We know from our prior cockroach commentary that forward 3-month returns after VIX explosion events above 4-standard deviations (on April 8th) have, on average, been lousy, at negative 40-basis points.

Is past prologue? Will the negative return cockroaches hang around? No one knows for sure. And while market price action can be informative of current and future economic states, price action can also be noisy. That April seems likes a distant bad dream is Exhibit A. in this context.

Ultimately, policy and data evolutions that provide economic gravity will be the tell.
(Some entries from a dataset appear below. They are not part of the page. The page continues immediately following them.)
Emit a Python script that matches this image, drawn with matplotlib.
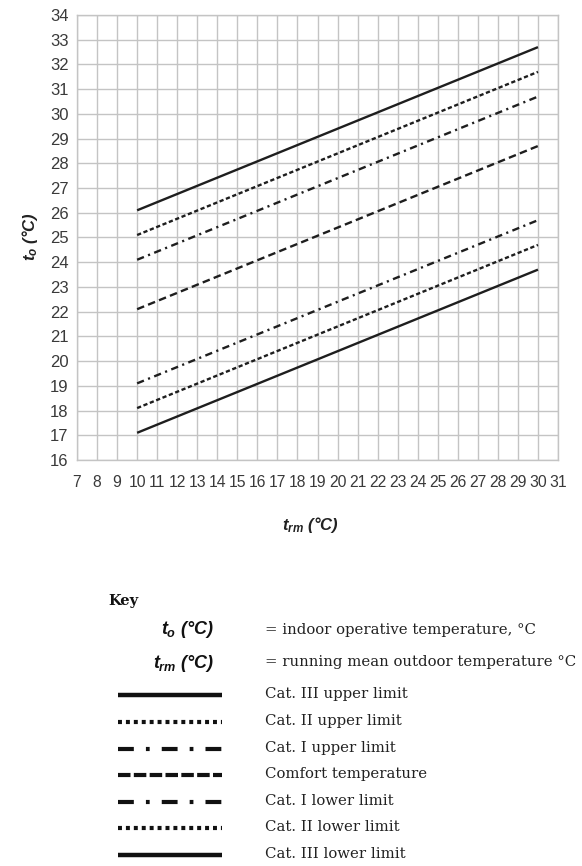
import matplotlib
matplotlib.use("Agg")
import matplotlib.pyplot as plt

plt.rcParams['mathtext.fontset'] = 'custom'
plt.rcParams['mathtext.it'] = 'Liberation Sans:italic:bold'
plt.rcParams['mathtext.rm'] = 'Liberation Sans:bold'
plt.rcParams['mathtext.bf'] = 'Liberation Sans:bold'

# Data
trm = [10, 30]
cat3_upper = [26.1, 32.7]
cat2_upper = [25.1, 31.7]
cat1_upper = [24.1, 30.7]
comfort = [22.1, 28.7]
cat1_lower = [19.1, 25.7]
cat2_lower = [18.1, 24.7]
cat3_lower = [17.1, 23.7]

x_ticks = list(range(7, 32))
y_ticks = list(range(16, 35))

series = [
    ("Cat. III upper limit", cat3_upper, "solid"),
    ("Cat. II upper limit", cat2_upper, "dotted"),
    ("Cat. I upper limit", cat1_upper, "dashdot"),
    ("Comfort temperature", comfort, "dashed"),
    ("Cat. I lower limit", cat1_lower, "dashdot"),
    ("Cat. II lower limit", cat2_lower, "dotted"),
    ("Cat. III lower limit", cat3_lower, "solid"),
]

styles = {
    "solid": dict(linestyle="-"),
    "dotted": dict(linestyle=(0, (1.8, 1.1))),
    "dashdot": dict(linestyle=(0, (3.1, 1.9, 0.9, 1.9))),
    "dashed": dict(linestyle=(0, (3.2, 1.8))),
}
key_styles = {
    "solid": dict(linestyle="-", linewidth=3.2),
    "dotted": dict(linestyle=(0, (0.95, 0.95)), linewidth=3.0),
    "dashdot": dict(linestyle=(0, (3.8, 2.9, 0.9, 2.9)), linewidth=3.0),
    "dashed": dict(linestyle=(0, (3.0, 0.8)), linewidth=3.0),
}

W, H = 582, 866
fig = plt.figure(figsize=(W / 100, H / 100), dpi=100)
fig.patch.set_facecolor("white")

ax = fig.add_axes([77 / W, 1 - 460 / H, (558 - 77) / W, (460 - 15) / H])
for name, vals, st in series:
    ax.plot(trm, vals, color="#1e1e1e", linewidth=1.7, solid_capstyle="butt",
            dash_capstyle="butt", **styles[st])

ax.set_xlim(7, 31)
ax.set_ylim(16, 34)
ax.set_xticks(x_ticks)
ax.set_yticks(y_ticks)
ax.grid(True, color="#c4c4c4", linewidth=1.0)
ax.set_axisbelow(True)
for sp in ax.spines.values():
    sp.set_color("#c4c4c4")
    sp.set_linewidth(1.0)
ax.tick_params(length=0, colors="#3a3a3a")
ax.tick_params(axis="y", pad=6, labelsize=12)
ax.tick_params(axis="x", pad=11, labelsize=11.3)
for lab in ax.get_xticklabels() + ax.get_yticklabels():
    lab.set_family("Liberation Sans")

fig.text(310 / W, 1 - 525 / H, r"$t_{rm}$ (°C)", ha="center", va="center",
         fontsize=12, fontweight="bold", style="italic", family="Liberation Sans",
         color="#222222")
fig.text(30 / W, 1 - 237 / H, r"$t_{o}$ (°C)", ha="center", va="center",
         rotation=90, fontsize=12, fontweight="bold", style="italic",
         family="Liberation Sans", color="#222222")

# Key
kax = fig.add_axes([0, 0, 1, 1])
kax.set_xlim(0, W)
kax.set_ylim(H, 0)
kax.axis("off")

serif = ["DejaVu Serif"]
kax.text(108, 601, "Key", ha="left", va="center", fontsize=10.5,
         fontweight="bold", family=serif, color="#111111")
kax.text(214, 630, r"$t_{o}$ (°C)", ha="right", va="center", fontsize=13,
         fontweight="bold", style="italic", family="Liberation Sans", color="#111111")
kax.text(214, 663, r"$t_{rm}$ (°C)", ha="right", va="center", fontsize=13,
         fontweight="bold", style="italic", family="Liberation Sans", color="#111111")
kax.text(265, 630, "= indoor operative temperature, °C", ha="left", va="center",
         fontsize=10.7, family=serif, color="#222222")
kax.text(265, 662, "= running mean outdoor temperature °C", ha="left", va="center",
         fontsize=10.7, family=serif, color="#222222")

rows = [695, 722, 749, 775, 802, 828, 855]
for (name, vals, st), yy in zip(series, rows):
    kax.plot([118, 222], [yy, yy], color="#111111", solid_capstyle="butt",
             dash_capstyle="butt", **key_styles[st])
    kax.text(265, yy - 1, name, ha="left", va="center", fontsize=10.7,
             family=serif, color="#222222")

fig.savefig("out.png", dpi=100, facecolor="white")
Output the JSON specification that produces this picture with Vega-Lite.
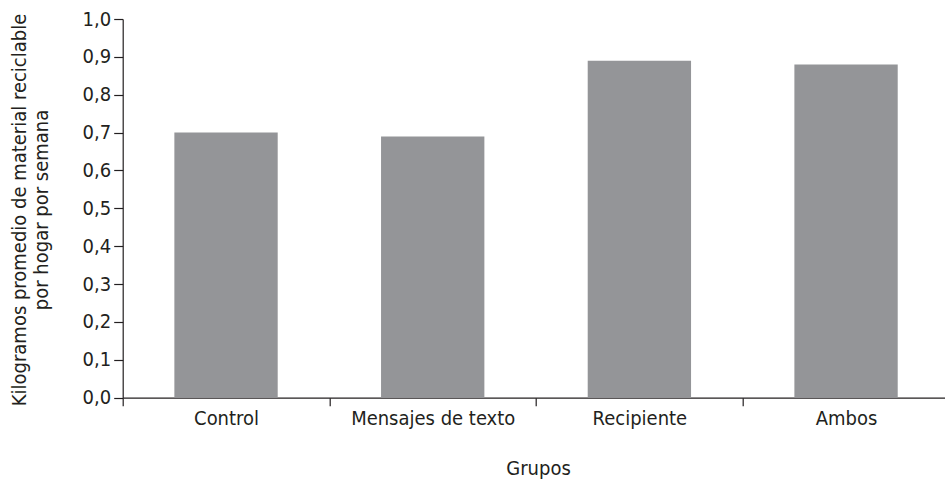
{
  "$schema": "https://vega.github.io/schema/vega-lite/v6.json",
  "autosize": "none",
  "padding": {"left": 122.7, "top": 19, "right": 0, "bottom": 82.3},
  "width": 826.7,
  "height": 378.7,
  "background": "white",
  "config": {
    "view": {"stroke": null},
    "font": "Liberation Sans Narrow, DejaVu Sans Condensed, Roboto, sans-serif"
  },
  "data": {
    "values": [
      {"grupo": "Control", "kg": 0.70},
      {"grupo": "Mensajes de texto", "kg": 0.69},
      {"grupo": "Recipiente", "kg": 0.89},
      {"grupo": "Ambos", "kg": 0.88}
    ]
  },
  "mark": {"type": "bar", "color": "#949598"},
  "encoding": {
    "x": {
      "field": "grupo",
      "type": "nominal",
      "sort": null,
      "scale": {"paddingInner": 0.5, "paddingOuter": 0.25},
      "axis": {
        "title": "Grupos",
        "labelAngle": 0,
        "tickOffset": -103.35,
        "labelOffset": 103.35,
        "tickSize": 8,
        "labelPadding": 3,
        "domainColor": "#231f20",
        "tickColor": "#231f20",
        "domainWidth": 1.2,
        "tickWidth": 1.2,
        "labelFont": "Liberation Sans Narrow, DejaVu Sans Condensed, sans-serif",
        "labelFontSize": 20,
        "labelColor": "#231f20",
        "titleFont": "Liberation Sans Narrow, DejaVu Sans Condensed, sans-serif",
        "titleFontSize": 20,
        "titleFontWeight": "normal",
        "titleColor": "#231f20",
        "titleBaseline": "alphabetic",
        "titleY": 77.3,
        "titleX": 415.3
      }
    },
    "y": {
      "field": "kg",
      "type": "quantitative",
      "scale": {"domain": [0, 1], "nice": false},
      "axis": {
        "title": ["Kilogramos promedio de material reciclable", "por hogar por semana"],
        "values": [0, 0.1, 0.2, 0.3, 0.4, 0.5, 0.6, 0.7, 0.8, 0.9, 1.0],
        "labelExpr": "replace(format(datum.value, '.1f'), '.', ',')",
        "grid": false,
        "tickSize": 9,
        "labelPadding": 3,
        "domainColor": "#231f20",
        "tickColor": "#231f20",
        "domainWidth": 1.2,
        "tickWidth": 1.2,
        "labelFont": "Liberation Sans Narrow, DejaVu Sans Condensed, sans-serif",
        "labelFontSize": 20,
        "labelColor": "#231f20",
        "titleFont": "Liberation Sans Narrow, DejaVu Sans Condensed, sans-serif",
        "titleFontSize": 20,
        "titleFontWeight": "normal",
        "titleColor": "#231f20",
        "titleAngle": -90,
        "titleAlign": "center",
        "titleBaseline": "alphabetic",
        "titleLineHeight": 22.7,
        "titleX": -97.4,
        "titleY": 190.5
      }
    }
  }
}
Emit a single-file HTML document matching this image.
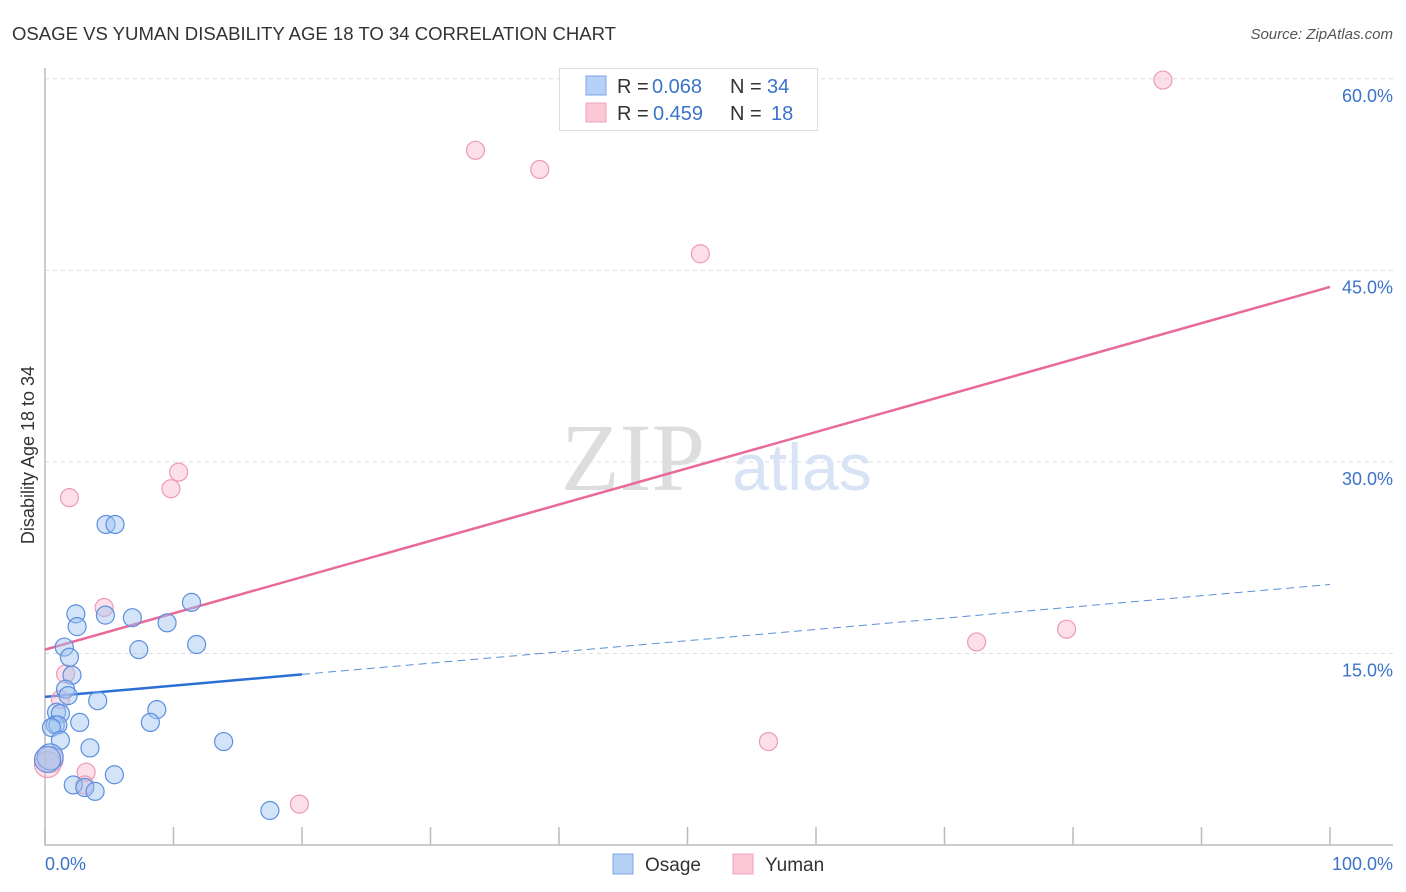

Below is a summary of a few foundational ideas that have guided the Pinebrook’s thought process before and after the Liberation Day cycle.

  • The Big Macro Picture (BMP™️) is driven by sectoral public deficits that are private sector surpluses, which are simply gargantuan in scope and are set to get bigger.

  • A Regime Changing Economic Shock put the economy in a recessionary window of weakness, which needed to be closed soon to avoid an economic downturn and bear market.

  • Evolutions in policy developments beyond the tariff walk-backs that looked at tax proposals, the impact of immigration policies on the labor force, and the Fed re-committing to its Romer & Romer playbook of front-running labor market weakness and looking away from one-off price distortions.

In Pinebrook’s view, the recession or no-recession dialog is limiting in its binomial outcomes.

Similarly, the idea that a late-cycle economy is one calamity or calendar period away from recession is equally binomial and un-nuanced. This same fluidity in an economy can keep it in a late cycle state for longer than most are anticipating or even return it a stabilized mid-cycle state.

The economics profession drowns itself in noisy data. Ultimately, what matters most is how much money, in aggregate, people are willing to spend on things and at what rate of change relative to before. That’s it.

When this total amount of cash goes down in real terms, economic contraction takes place, and a process of increased unemployment ensues that ultimately puts millions of people out of work.

As long as American consumers are making more money in real terms than in the past, they will continue to spend it and power the economy forward. This is the flawless historical record with a 100% hit rate.